DATA LINES
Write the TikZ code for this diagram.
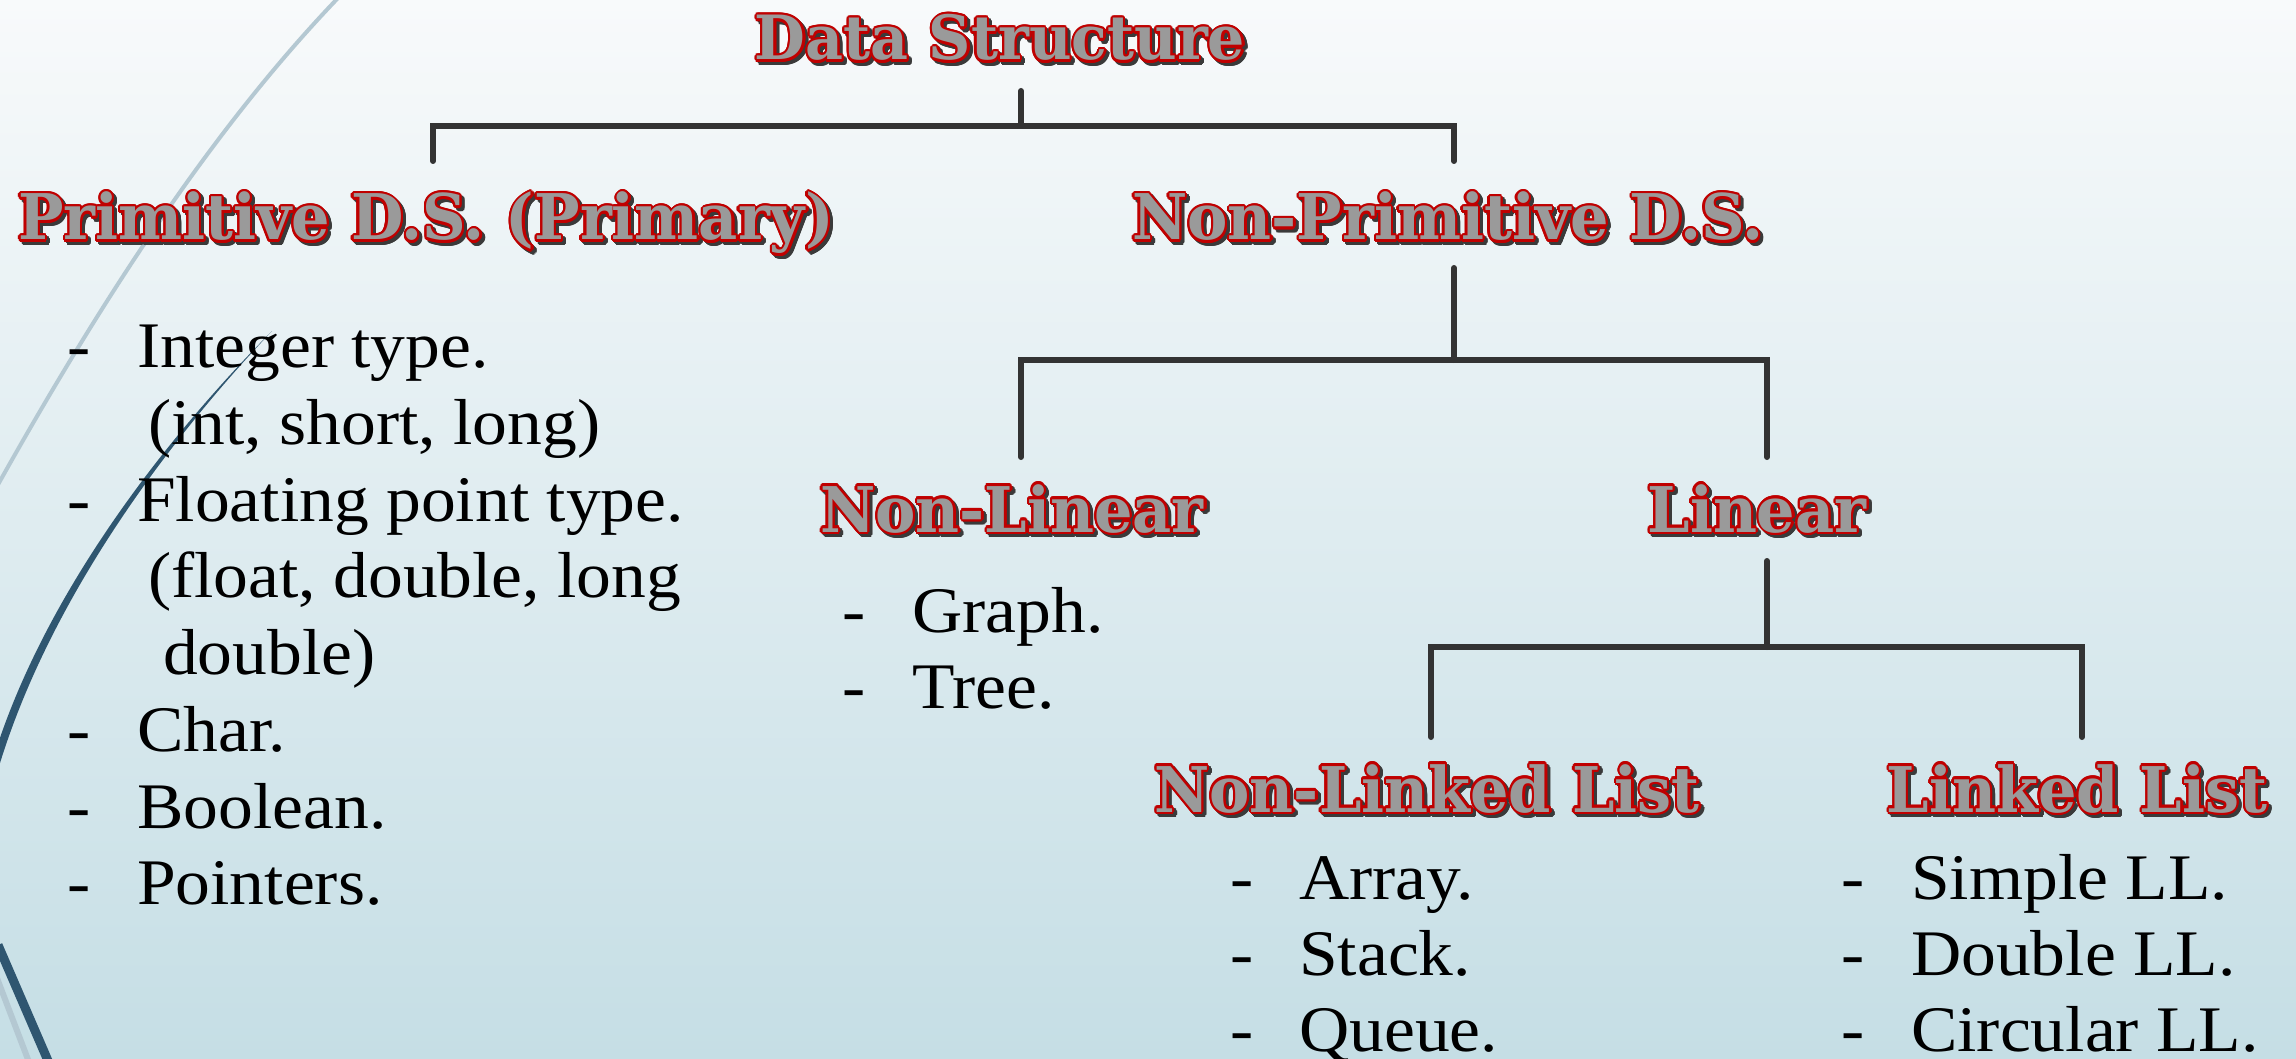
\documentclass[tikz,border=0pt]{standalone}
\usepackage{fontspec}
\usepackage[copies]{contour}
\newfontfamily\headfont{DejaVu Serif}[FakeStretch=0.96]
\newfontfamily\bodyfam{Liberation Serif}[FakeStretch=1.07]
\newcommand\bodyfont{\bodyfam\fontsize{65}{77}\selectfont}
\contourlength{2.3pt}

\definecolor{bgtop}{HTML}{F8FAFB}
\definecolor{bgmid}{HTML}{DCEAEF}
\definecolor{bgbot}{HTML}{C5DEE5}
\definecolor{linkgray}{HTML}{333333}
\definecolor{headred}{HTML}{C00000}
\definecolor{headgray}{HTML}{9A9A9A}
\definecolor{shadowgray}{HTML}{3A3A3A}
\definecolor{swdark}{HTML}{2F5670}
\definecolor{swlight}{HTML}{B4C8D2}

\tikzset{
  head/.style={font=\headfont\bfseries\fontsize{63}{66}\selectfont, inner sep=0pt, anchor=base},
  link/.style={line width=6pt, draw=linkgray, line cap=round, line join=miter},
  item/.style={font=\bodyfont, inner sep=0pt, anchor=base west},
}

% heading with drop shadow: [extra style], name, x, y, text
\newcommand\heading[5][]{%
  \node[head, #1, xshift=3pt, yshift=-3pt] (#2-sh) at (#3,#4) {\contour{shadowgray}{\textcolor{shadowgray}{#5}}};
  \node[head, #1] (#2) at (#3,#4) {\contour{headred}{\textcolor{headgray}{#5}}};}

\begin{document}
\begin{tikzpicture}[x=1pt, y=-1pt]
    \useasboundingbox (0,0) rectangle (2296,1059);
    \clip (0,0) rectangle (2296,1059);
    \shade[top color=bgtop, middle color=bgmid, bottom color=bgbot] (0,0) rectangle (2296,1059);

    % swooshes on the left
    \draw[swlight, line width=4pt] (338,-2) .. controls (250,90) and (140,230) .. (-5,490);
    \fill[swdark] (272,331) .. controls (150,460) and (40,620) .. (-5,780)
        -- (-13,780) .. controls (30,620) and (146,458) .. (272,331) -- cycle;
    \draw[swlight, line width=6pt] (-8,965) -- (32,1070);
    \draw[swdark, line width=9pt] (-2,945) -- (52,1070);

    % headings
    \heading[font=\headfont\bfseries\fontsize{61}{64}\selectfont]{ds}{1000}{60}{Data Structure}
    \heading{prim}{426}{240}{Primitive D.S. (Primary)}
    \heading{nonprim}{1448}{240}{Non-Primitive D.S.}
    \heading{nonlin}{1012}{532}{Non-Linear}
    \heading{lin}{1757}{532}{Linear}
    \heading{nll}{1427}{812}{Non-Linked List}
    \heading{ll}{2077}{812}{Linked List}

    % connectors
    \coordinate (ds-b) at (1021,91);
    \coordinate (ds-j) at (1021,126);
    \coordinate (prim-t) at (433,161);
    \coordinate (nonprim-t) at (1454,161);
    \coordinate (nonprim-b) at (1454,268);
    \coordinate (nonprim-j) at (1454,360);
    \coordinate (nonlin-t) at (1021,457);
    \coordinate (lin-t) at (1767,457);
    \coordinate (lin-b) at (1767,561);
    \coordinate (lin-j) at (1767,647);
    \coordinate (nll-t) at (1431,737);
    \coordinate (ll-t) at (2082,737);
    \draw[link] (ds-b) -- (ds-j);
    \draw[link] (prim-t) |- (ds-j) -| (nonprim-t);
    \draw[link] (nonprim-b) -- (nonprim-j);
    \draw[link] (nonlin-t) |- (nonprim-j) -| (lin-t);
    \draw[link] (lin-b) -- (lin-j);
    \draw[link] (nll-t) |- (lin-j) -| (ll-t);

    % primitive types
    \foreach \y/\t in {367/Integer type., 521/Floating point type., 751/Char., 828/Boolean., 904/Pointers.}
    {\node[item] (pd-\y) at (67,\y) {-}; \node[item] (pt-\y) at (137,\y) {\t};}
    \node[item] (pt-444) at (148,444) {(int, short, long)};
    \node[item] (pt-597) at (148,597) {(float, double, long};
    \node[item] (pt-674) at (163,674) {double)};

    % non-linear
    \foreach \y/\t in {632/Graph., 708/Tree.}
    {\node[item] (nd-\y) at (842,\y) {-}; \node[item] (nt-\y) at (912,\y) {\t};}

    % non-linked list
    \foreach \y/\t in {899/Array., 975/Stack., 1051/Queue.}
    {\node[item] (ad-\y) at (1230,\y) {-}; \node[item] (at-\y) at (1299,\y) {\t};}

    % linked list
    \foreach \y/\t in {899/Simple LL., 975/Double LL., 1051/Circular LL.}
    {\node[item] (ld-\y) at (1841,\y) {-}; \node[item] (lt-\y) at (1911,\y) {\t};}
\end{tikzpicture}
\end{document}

SET TASK
Every line above should be repeated exactly; pictures stay out of the copy.

COMPLETE RESPONSE
Write the TikZ code for this diagram.
\documentclass[tikz,border=0pt]{standalone}
\usepackage{fontspec}
\usepackage[copies]{contour}
\newfontfamily\headfont{DejaVu Serif}[FakeStretch=0.96]
\newfontfamily\bodyfam{Liberation Serif}[FakeStretch=1.07]
\newcommand\bodyfont{\bodyfam\fontsize{65}{77}\selectfont}
\contourlength{2.3pt}

\definecolor{bgtop}{HTML}{F8FAFB}
\definecolor{bgmid}{HTML}{DCEAEF}
\definecolor{bgbot}{HTML}{C5DEE5}
\definecolor{linkgray}{HTML}{333333}
\definecolor{headred}{HTML}{C00000}
\definecolor{headgray}{HTML}{9A9A9A}
\definecolor{shadowgray}{HTML}{3A3A3A}
\definecolor{swdark}{HTML}{2F5670}
\definecolor{swlight}{HTML}{B4C8D2}

\tikzset{
  head/.style={font=\headfont\bfseries\fontsize{63}{66}\selectfont, inner sep=0pt, anchor=base},
  link/.style={line width=6pt, draw=linkgray, line cap=round, line join=miter},
  item/.style={font=\bodyfont, inner sep=0pt, anchor=base west},
}

% heading with drop shadow: [extra style], name, x, y, text
\newcommand\heading[5][]{%
  \node[head, #1, xshift=3pt, yshift=-3pt] (#2-sh) at (#3,#4) {\contour{shadowgray}{\textcolor{shadowgray}{#5}}};
  \node[head, #1] (#2) at (#3,#4) {\contour{headred}{\textcolor{headgray}{#5}}};}

\begin{document}
\begin{tikzpicture}[x=1pt, y=-1pt]
    \useasboundingbox (0,0) rectangle (2296,1059);
    \clip (0,0) rectangle (2296,1059);
    \shade[top color=bgtop, middle color=bgmid, bottom color=bgbot] (0,0) rectangle (2296,1059);

    % swooshes on the left
    \draw[swlight, line width=4pt] (338,-2) .. controls (250,90) and (140,230) .. (-5,490);
    \fill[swdark] (272,331) .. controls (150,460) and (40,620) .. (-5,780)
        -- (-13,780) .. controls (30,620) and (146,458) .. (272,331) -- cycle;
    \draw[swlight, line width=6pt] (-8,965) -- (32,1070);
    \draw[swdark, line width=9pt] (-2,945) -- (52,1070);

    % headings
    \heading[font=\headfont\bfseries\fontsize{61}{64}\selectfont]{ds}{1000}{60}{Data Structure}
    \heading{prim}{426}{240}{Primitive D.S. (Primary)}
    \heading{nonprim}{1448}{240}{Non-Primitive D.S.}
    \heading{nonlin}{1012}{532}{Non-Linear}
    \heading{lin}{1757}{532}{Linear}
    \heading{nll}{1427}{812}{Non-Linked List}
    \heading{ll}{2077}{812}{Linked List}

    % connectors
    \coordinate (ds-b) at (1021,91);
    \coordinate (ds-j) at (1021,126);
    \coordinate (prim-t) at (433,161);
    \coordinate (nonprim-t) at (1454,161);
    \coordinate (nonprim-b) at (1454,268);
    \coordinate (nonprim-j) at (1454,360);
    \coordinate (nonlin-t) at (1021,457);
    \coordinate (lin-t) at (1767,457);
    \coordinate (lin-b) at (1767,561);
    \coordinate (lin-j) at (1767,647);
    \coordinate (nll-t) at (1431,737);
    \coordinate (ll-t) at (2082,737);
    \draw[link] (ds-b) -- (ds-j);
    \draw[link] (prim-t) |- (ds-j) -| (nonprim-t);
    \draw[link] (nonprim-b) -- (nonprim-j);
    \draw[link] (nonlin-t) |- (nonprim-j) -| (lin-t);
    \draw[link] (lin-b) -- (lin-j);
    \draw[link] (nll-t) |- (lin-j) -| (ll-t);

    % primitive types
    \foreach \y/\t in {367/Integer type., 521/Floating point type., 751/Char., 828/Boolean., 904/Pointers.}
    {\node[item] (pd-\y) at (67,\y) {-}; \node[item] (pt-\y) at (137,\y) {\t};}
    \node[item] (pt-444) at (148,444) {(int, short, long)};
    \node[item] (pt-597) at (148,597) {(float, double, long};
    \node[item] (pt-674) at (163,674) {double)};

    % non-linear
    \foreach \y/\t in {632/Graph., 708/Tree.}
    {\node[item] (nd-\y) at (842,\y) {-}; \node[item] (nt-\y) at (912,\y) {\t};}

    % non-linked list
    \foreach \y/\t in {899/Array., 975/Stack., 1051/Queue.}
    {\node[item] (ad-\y) at (1230,\y) {-}; \node[item] (at-\y) at (1299,\y) {\t};}

    % linked list
    \foreach \y/\t in {899/Simple LL., 975/Double LL., 1051/Circular LL.}
    {\node[item] (ld-\y) at (1841,\y) {-}; \node[item] (lt-\y) at (1911,\y) {\t};}
\end{tikzpicture}
\end{document}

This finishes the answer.